Hi all,
I am working on a de novo metagenome assembly project. In this data I am expecting several species of bacteria. The sequencing data I have received have been sequenced with Illumina 100-300 bp inserts with a read length of around 150 bps. I was giving a try to MIRA genome assembler, however there are around 150+ parameters to tune a assembly. I will be very thankful if anyone can share his/her experience with MIRA for metagenome assembly and how to optimize it for several closely related bacterial species within the sample.
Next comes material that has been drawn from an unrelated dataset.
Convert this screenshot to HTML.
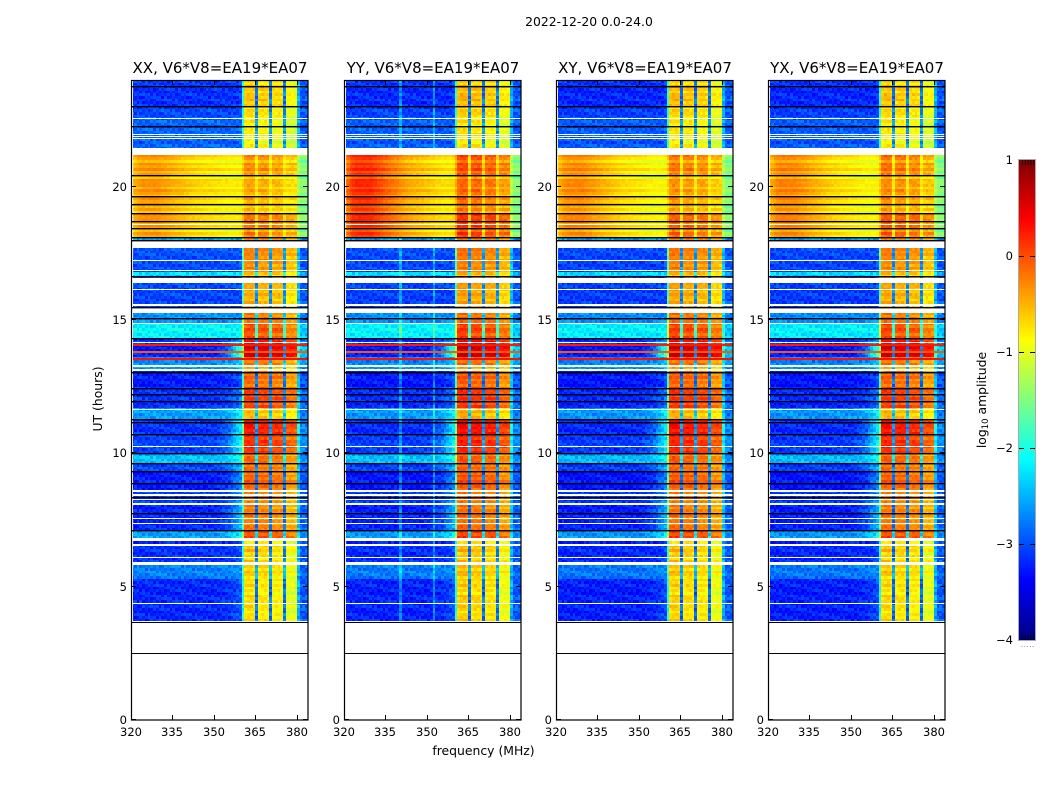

Here is how my manifest file looks like:
project = MyFirstAssembly
job = genome,denovo,accurate
parameters = -GE:not=4
readgroup = SomePairedEndIlluminaReadsIGotFromTheLab
data = datape*.fastq
technology = solexa
template_size = 100 300 autorefine
segment_placement = ---> <---
segment_naming = solexa
I would like to know if anyone have tested MIRA with some specific parameter for metagenomic data, where diversity is high and chances missing out is also high. It would be very great if anyone can share an example manifest file.
Many thanks in advance!
Best regards,
Rahul
Mira relies heavily on the assumption, that the coverage along the whole genome is uniform/constant. If your DNA was harvested from a single organism or from a single bacterial colony, this assumption is true for most part of the genome. In metagenomics the genome consists of several chromosomes and plasmids. I doubt, that all of them are present in your sample with the same copy number.